In the ensuing controversy, Neumann clarified exactly what he intended by this statement:
'I will not self-censor my writings because they may be misused by antisemites, and it is only in this very particular and limited sense that I 'don't care' about encouraging antisemitism. Antisemites misuse all sorts of materials, including the statements of committed Zionists and of Mahatma Gandhi. It would be futile and impossible for me to tailor my writings to avoid such misuse.'

Nonetheless, the publication prompted complaints from the Canadian Jewish Congress. In September, 2003, Neumann sent a letter of regret to the CJC. According to the Peterborough Examiner, "Congress chairman Ed Morgan, who accepted the letter of regret from Neumann, told The Examiner he wants the letter to close the matter." On his Israel-Palestine page , Neumann includes a detailed "reply to the Canadian Jewish Congress concerning objections to material which appeared on the Jewish Tribal Review web site".

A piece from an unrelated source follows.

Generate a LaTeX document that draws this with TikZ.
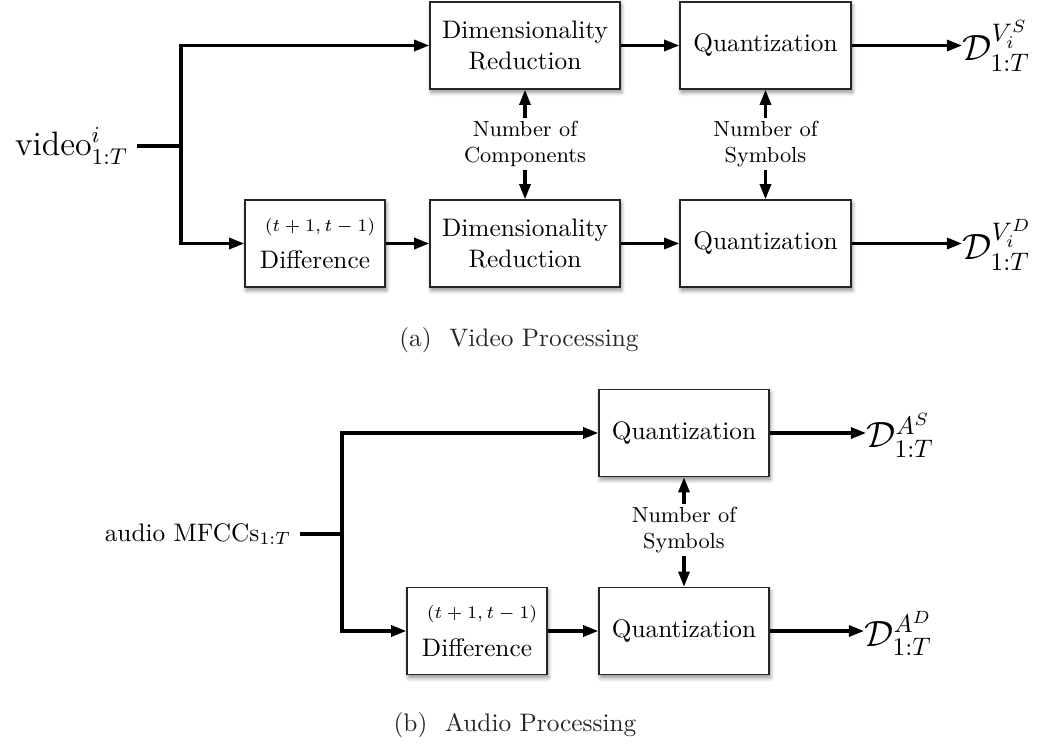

Support for boycott of Israeli professors

In January 2009, Neumann expressed support for a proposed resolution by Canadian Union of Public Employees to ban Israeli professors from working in Ontario Universities. Neumann stated that "If people believe these are extreme circumstances and it will do some good, then I think it's reasonable and perhaps justified." He argued that a boycott is not antisemitic, stating that "It targets Israeli, not Jewish, professors." He further stated that "People may always have bad motives underlying good motives. And it's not absolutely impossible that some of these people have anti-Semitic feelings deep down, but do I think that plays a large part? No, I certainly do not."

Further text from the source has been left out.